The variation of the wavelength where Re(k_z/k_p) = Im(k_z/k₀) with respect to the angle of incidence can be explained according to the analysis of the IFCs based on Eq. (3). Here two IFCs with respect to the angle of incidence θ = 0° and θ = 50° are given in Figs. 4(d) and 4(e), where the light cones are denoted as green circles and the real parts and the imaginary parts of the wave vector k_z are indicated as red curves and black curves, respectively. The point where Re(k_z/k_p) = Im(k_z/k₀) is marked with red dot in the IFCs.

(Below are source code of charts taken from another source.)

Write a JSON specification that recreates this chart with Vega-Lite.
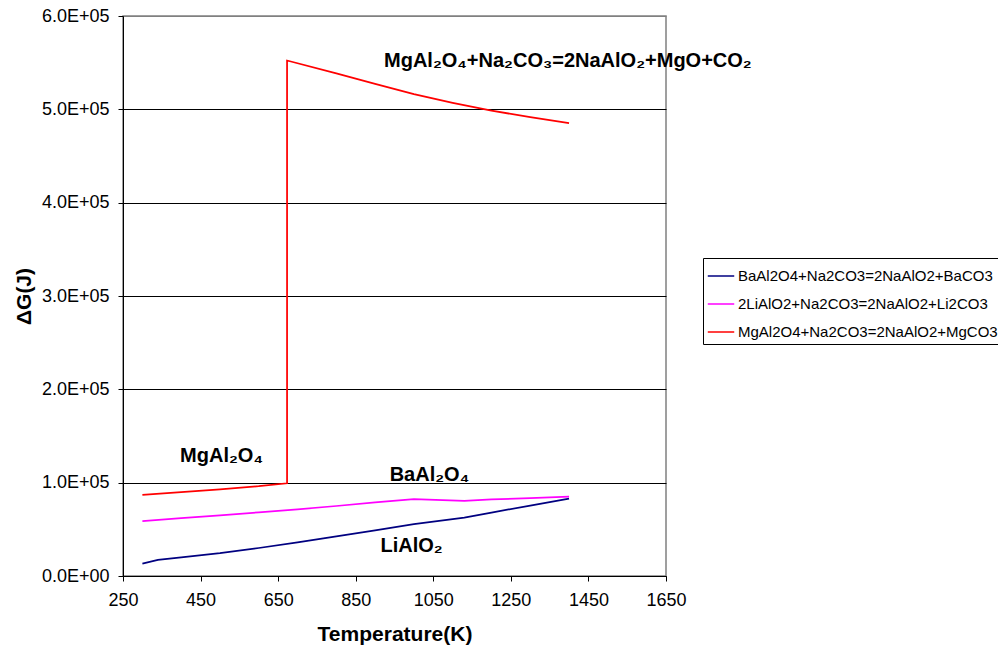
{
  "$schema": "https://vega.github.io/schema/vega-lite/v6.json",
  "autosize": "none",
  "width": 543,
  "height": 560,
  "padding": {"left": 123, "top": 16, "right": 332, "bottom": 73},
  "background": "white",
  "config": {
    "font": "Liberation Sans",
    "view": {"stroke": "#808080", "strokeWidth": 1.5},
    "axis": {"labelColor": "black", "titleColor": "black", "domainColor": "black", "tickColor": "black", "labelFont": "Liberation Sans", "titleFont": "Liberation Sans"}
  },
  "datasets": {
    "lines": [
      {"s": "BaAl2O4+Na2CO3=2NaAlO2+BaCO3", "i": 1, "T": 300, "G": 13200},
      {"s": "BaAl2O4+Na2CO3=2NaAlO2+BaCO3", "i": 2, "T": 340, "G": 17200},
      {"s": "BaAl2O4+Na2CO3=2NaAlO2+BaCO3", "i": 3, "T": 400, "G": 20000},
      {"s": "BaAl2O4+Na2CO3=2NaAlO2+BaCO3", "i": 4, "T": 500, "G": 24500},
      {"s": "BaAl2O4+Na2CO3=2NaAlO2+BaCO3", "i": 5, "T": 600, "G": 30000},
      {"s": "BaAl2O4+Na2CO3=2NaAlO2+BaCO3", "i": 6, "T": 700, "G": 36000},
      {"s": "BaAl2O4+Na2CO3=2NaAlO2+BaCO3", "i": 7, "T": 800, "G": 42500},
      {"s": "BaAl2O4+Na2CO3=2NaAlO2+BaCO3", "i": 8, "T": 900, "G": 49000},
      {"s": "BaAl2O4+Na2CO3=2NaAlO2+BaCO3", "i": 9, "T": 1000, "G": 55500},
      {"s": "BaAl2O4+Na2CO3=2NaAlO2+BaCO3", "i": 10, "T": 1130, "G": 62500},
      {"s": "BaAl2O4+Na2CO3=2NaAlO2+BaCO3", "i": 11, "T": 1200, "G": 68000},
      {"s": "BaAl2O4+Na2CO3=2NaAlO2+BaCO3", "i": 12, "T": 1300, "G": 75500},
      {"s": "BaAl2O4+Na2CO3=2NaAlO2+BaCO3", "i": 13, "T": 1400, "G": 83000},
      {"s": "2LiAlO2+Na2CO3=2NaAlO2+Li2CO3", "i": 1, "T": 300, "G": 58900},
      {"s": "2LiAlO2+Na2CO3=2NaAlO2+Li2CO3", "i": 2, "T": 400, "G": 62000},
      {"s": "2LiAlO2+Na2CO3=2NaAlO2+Li2CO3", "i": 3, "T": 500, "G": 65000},
      {"s": "2LiAlO2+Na2CO3=2NaAlO2+Li2CO3", "i": 4, "T": 600, "G": 68200},
      {"s": "2LiAlO2+Na2CO3=2NaAlO2+Li2CO3", "i": 5, "T": 700, "G": 71500},
      {"s": "2LiAlO2+Na2CO3=2NaAlO2+Li2CO3", "i": 6, "T": 800, "G": 75000},
      {"s": "2LiAlO2+Na2CO3=2NaAlO2+Li2CO3", "i": 7, "T": 900, "G": 78800},
      {"s": "2LiAlO2+Na2CO3=2NaAlO2+Li2CO3", "i": 8, "T": 1000, "G": 82400},
      {"s": "2LiAlO2+Na2CO3=2NaAlO2+Li2CO3", "i": 9, "T": 1130, "G": 80400},
      {"s": "2LiAlO2+Na2CO3=2NaAlO2+Li2CO3", "i": 10, "T": 1200, "G": 82000},
      {"s": "2LiAlO2+Na2CO3=2NaAlO2+Li2CO3", "i": 11, "T": 1300, "G": 83500},
      {"s": "2LiAlO2+Na2CO3=2NaAlO2+Li2CO3", "i": 12, "T": 1400, "G": 85000},
      {"s": "MgAl2O4+Na2CO3=2NaAlO2+MgCO3", "i": 1, "T": 300, "G": 87000},
      {"s": "MgAl2O4+Na2CO3=2NaAlO2+MgCO3", "i": 2, "T": 400, "G": 89900},
      {"s": "MgAl2O4+Na2CO3=2NaAlO2+MgCO3", "i": 3, "T": 500, "G": 92900},
      {"s": "MgAl2O4+Na2CO3=2NaAlO2+MgCO3", "i": 4, "T": 600, "G": 96200},
      {"s": "MgAl2O4+Na2CO3=2NaAlO2+MgCO3", "i": 5, "T": 673, "G": 99300},
      {"s": "MgAl2O4+Na2CO3=2NaAlO2+MgCO3", "i": 6, "T": 673, "G": 552300},
      {"s": "MgAl2O4+Na2CO3=2NaAlO2+MgCO3", "i": 7, "T": 800, "G": 538500},
      {"s": "MgAl2O4+Na2CO3=2NaAlO2+MgCO3", "i": 8, "T": 900, "G": 527300},
      {"s": "MgAl2O4+Na2CO3=2NaAlO2+MgCO3", "i": 9, "T": 1000, "G": 516300},
      {"s": "MgAl2O4+Na2CO3=2NaAlO2+MgCO3", "i": 10, "T": 1100, "G": 507000},
      {"s": "MgAl2O4+Na2CO3=2NaAlO2+MgCO3", "i": 11, "T": 1200, "G": 498600},
      {"s": "MgAl2O4+Na2CO3=2NaAlO2+MgCO3", "i": 12, "T": 1300, "G": 491600},
      {"s": "MgAl2O4+Na2CO3=2NaAlO2+MgCO3", "i": 13, "T": 1400, "G": 485200}
    ],
    "labels": [
      {"text": "MgAl₂O₄+Na₂CO₃=2NaAlO₂+MgO+CO₂", "T": 1397, "G": 545200},
      {"text": "MgAl₂O₄", "T": 504, "G": 121900},
      {"text": "BaAl₂O₄", "T": 1040, "G": 101800},
      {"text": "LiAlO₂", "T": 994, "G": 25400}
    ]
  },
  "layer": [
    {
      "data": {"name": "lines"},
      "mark": {"type": "line", "strokeWidth": 1.75},
      "encoding": {
        "x": {"field": "T", "type": "quantitative",
              "scale": {"domain": [250, 1650], "nice": false, "zero": false},
              "axis": {"values": [250, 450, 650, 850, 1050, 1250, 1450, 1650], "format": "d", "grid": false, "title": "Temperature(K)",
                       "labelFontSize": 18, "titleFontSize": 21, "titleFontWeight": "bold", "tickSize": 5, "labelPadding": 10, "titlePadding": 14, "labelFlush": false, "labelOverlap": false}},
        "y": {"field": "G", "type": "quantitative",
              "scale": {"domain": [0, 600000], "nice": false},
              "axis": {"values": [0, 100000, 200000, 300000, 400000, 500000, 600000], "grid": true,
                       "gridColor": {"condition": {"test": "datum.value == 600000", "value": "#808080"}, "value": "black"},
                       "gridWidth": 1, "title": "ΔG(J)",
                       "labelExpr": "datum.value == 0 ? '0.0E+00' : format(datum.value / 100000, '.1f') + 'E+05'",
                       "labelFontSize": 18, "titleFontSize": 21, "titleFontWeight": "bold", "tickSize": 5, "labelPadding": 9, "titlePadding": 7, "labelOverlap": false}},
        "color": {"field": "s", "type": "nominal",
                  "scale": {"domain": ["BaAl2O4+Na2CO3=2NaAlO2+BaCO3", "2LiAlO2+Na2CO3=2NaAlO2+Li2CO3", "MgAl2O4+Na2CO3=2NaAlO2+MgCO3"], "range": ["#000080", "#FF00FF", "#FF0000"]},
                  "legend": {"title": null, "orient": "none", "legendX": 580, "legendY": 242, "strokeColor": "black", "fillColor": "white", "padding": 4,
                             "labelFontSize": 15, "labelFont": "Liberation Sans", "labelColor": "black", "labelLimit": 400, "symbolType": "stroke", "symbolSize": 700, "symbolStrokeWidth": 1.5, "rowPadding": 6, "labelOffset": 3}},
        "order": {"field": "i", "type": "quantitative"}
      }
    },
    {
      "data": {"name": "labels"},
      "mark": {"type": "text", "font": "Liberation Sans", "fontWeight": "bold", "fontSize": 20, "align": "center", "baseline": "alphabetic", "color": "black"},
      "encoding": {
        "x": {"field": "T", "type": "quantitative"},
        "y": {"field": "G", "type": "quantitative"},
        "text": {"field": "text"}
      }
    }
  ]
}
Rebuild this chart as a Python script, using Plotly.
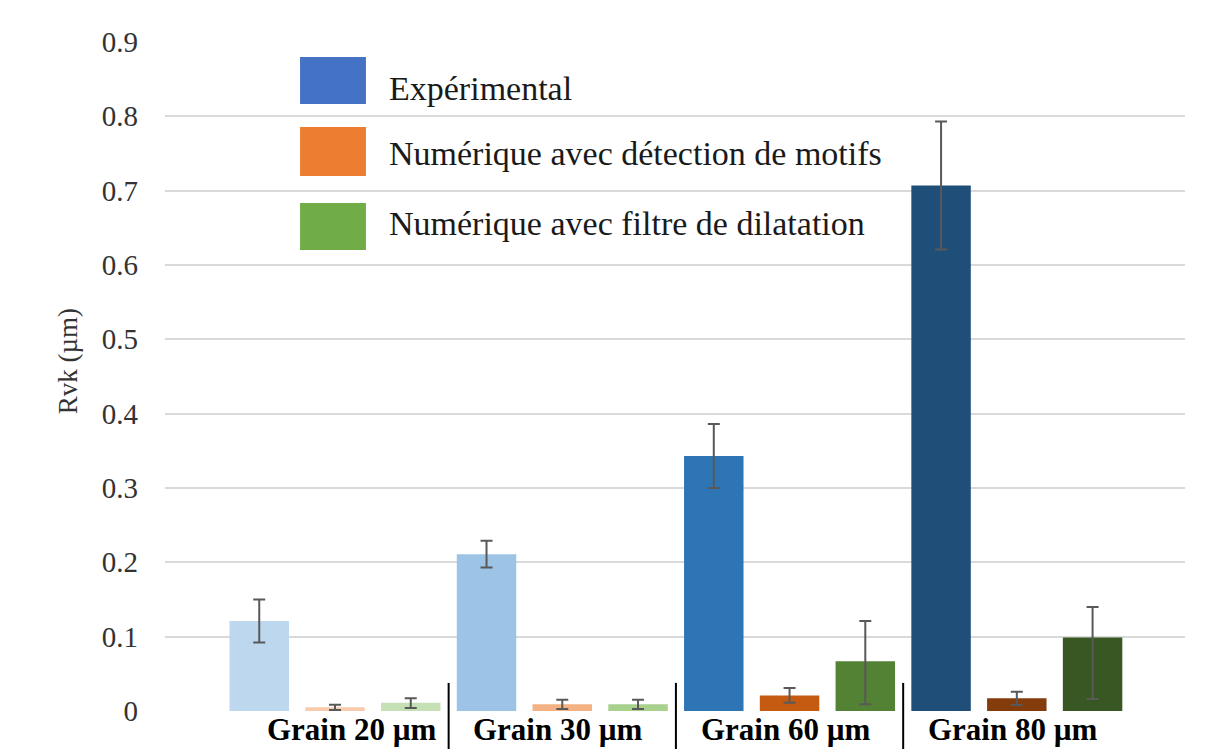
import plotly.graph_objects as go

# data
categories = ["Grain 20 µm", "Grain 30 µm", "Grain 60 µm", "Grain 80 µm"]
series_names = [
    "Expérimental",
    "Numérique avec détection de motifs",
    "Numérique avec filtre de dilatation",
]

exp_values = [0.121, 0.211, 0.343, 0.707]
exp_errors = [0.029, 0.018, 0.043, 0.086]

motif_values = [0.005, 0.009, 0.021, 0.017]
motif_errors = [0.0035, 0.0063, 0.010, 0.009]

dil_values = [0.011, 0.009, 0.067, 0.099]
dil_errors_plus = [0.0060, 0.0063, 0.054, 0.041]
dil_errors_minus = [0.0070, 0.0063, 0.058, 0.083]

exp_colors = ["#BDD7EE", "#9DC3E6", "#2E75B6", "#1F4E79"]
motif_colors = ["#F8CBAD", "#F4B183", "#C55A11", "#843C0C"]
dil_colors = ["#C5E0B4", "#A9D18E", "#548235", "#385723"]
legend_colors = ["#4472C4", "#ED7D31", "#70AD47"]

y_ticks = [0, 0.1, 0.2, 0.3, 0.4, 0.5, 0.6, 0.7, 0.8, 0.9]

FONT = "Liberation Serif"
ERR_COLOR = "#595959"

x_pos = list(range(len(categories)))

fig = go.Figure()


def err(arr, arr_minus=None):
    d = dict(type="data", array=arr, color=ERR_COLOR, thickness=2, width=6)
    if arr_minus is not None:
        d["symmetric"] = False
        d["arrayminus"] = arr_minus
    return d


fig.add_trace(go.Bar(x=x_pos, y=exp_values, name=series_names[0],
                     marker=dict(color=exp_colors, line=dict(width=0)),
                     error_y=err(exp_errors), showlegend=False))
fig.add_trace(go.Bar(x=x_pos, y=motif_values, name=series_names[1],
                     marker=dict(color=motif_colors, line=dict(width=0)),
                     error_y=err(motif_errors), showlegend=False))
fig.add_trace(go.Bar(x=x_pos, y=dil_values, name=series_names[2],
                     marker=dict(color=dil_colors, line=dict(width=0)),
                     error_y=err(dil_errors_plus, dil_errors_minus), showlegend=False))

# hand-made legend with big square swatches
swatch_y = [(0.9776, 0.9073), (0.8729, 0.7997), (0.7593, 0.6891)]
text_y = [0.93, 0.834, 0.729]
shapes = []
annotations = []
for name, col, (y1, y0), ty in zip(series_names, legend_colors, swatch_y, text_y):
    shapes.append(dict(type="rect", xref="paper", yref="paper",
                       x0=0.1324, x1=0.197, y0=y0, y1=y1,
                       fillcolor=col, line=dict(width=0), layer="above"))
    annotations.append(dict(text=name, xref="paper", yref="paper",
                            x=0.2176, y=ty, xanchor="left", yanchor="middle",
                            showarrow=False,
                            font=dict(family=FONT, size=34, color="#1a1a1a")))

# category labels under the axis, with separators between groups
for i, cat in enumerate(categories):
    annotations.append(dict(text=f"<b>{cat}</b>", xref="x", yref="paper",
                            x=i, y=-0.027, xshift=17 if i == 0 else -4,
                            yanchor="middle", showarrow=False,
                            font=dict(family=FONT, size=31, color="black")))
for i in range(len(categories) - 1):
    shapes.append(dict(type="line", xref="x", yref="paper",
                       x0=i + 0.5, x1=i + 0.5, y0=0.042, y1=-0.06,
                       line=dict(color="black", width=2)))

annotations.append(dict(text="Rvk (µm)", xref="paper", yref="paper",
                        x=-0.095, y=0.523, textangle=-90, showarrow=False,
                        xanchor="center", yanchor="middle",
                        font=dict(family=FONT, size=27, color="#333333")))

# the page body adds an 8px offset, so the figure is 8px smaller than the window
fig.update_layout(
    width=1198, height=741,
    margin=dict(l=157, r=21, t=34, b=38),
    paper_bgcolor="white", plot_bgcolor="white",
    barmode="group", bargap=0, bargroupgap=0.215,
    font=dict(family=FONT, size=26, color="#333333"),
    shapes=shapes, annotations=annotations,
    xaxis=dict(range=[-0.748, 3.74], showticklabels=False, showgrid=False,
               zeroline=False, showline=False, ticks=""),
    yaxis=dict(range=[0, 0.9], tickvals=y_ticks,
               ticktext=[f"{v:g}" for v in y_ticks],
               showgrid=True, gridcolor="#d9d9d9", gridwidth=2,
               zeroline=False, showline=False, ticks="",
               ticklabelstandoff=26,
               tickfont=dict(family=FONT, size=29, color="#333333")),
)

fig.write_html("out.html")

As the angle of incidence increases from θ = 0° to θ = 50°, the wave vector k_x varies from 0 to k₀ sinθ. According to the momentum conservation, the corresponding wave vector k_z varies from 0.0620227(1 + i)k_p to 0.0808913(1 + i)k_p and the wavelength shifts from 656.712 nm to 603.485 nm.

4. Conclusions

The optical nonlocality in the metal-dielectric multilayer metamaterials for the TE-polarized incident light is theoretically studied based on the transfer-matrix method, with the analysis of the band structure, the dispersion relation, and the IFCs. The measured transmission and reflection spectra with respect to different angles of incidence for the fabricated Au-Al₂O₃ multilayer stack agree with the theoretical analysis. The difference between the nonlocal effective permittivity and the EMT-based effective permittivity depending on the angle of incidence is observed according to the retrieved refractive index results from the measured transmission and reflection spectra, which directly demonstrates the optical nonlocality in the metal-dielectric multilayer stacks.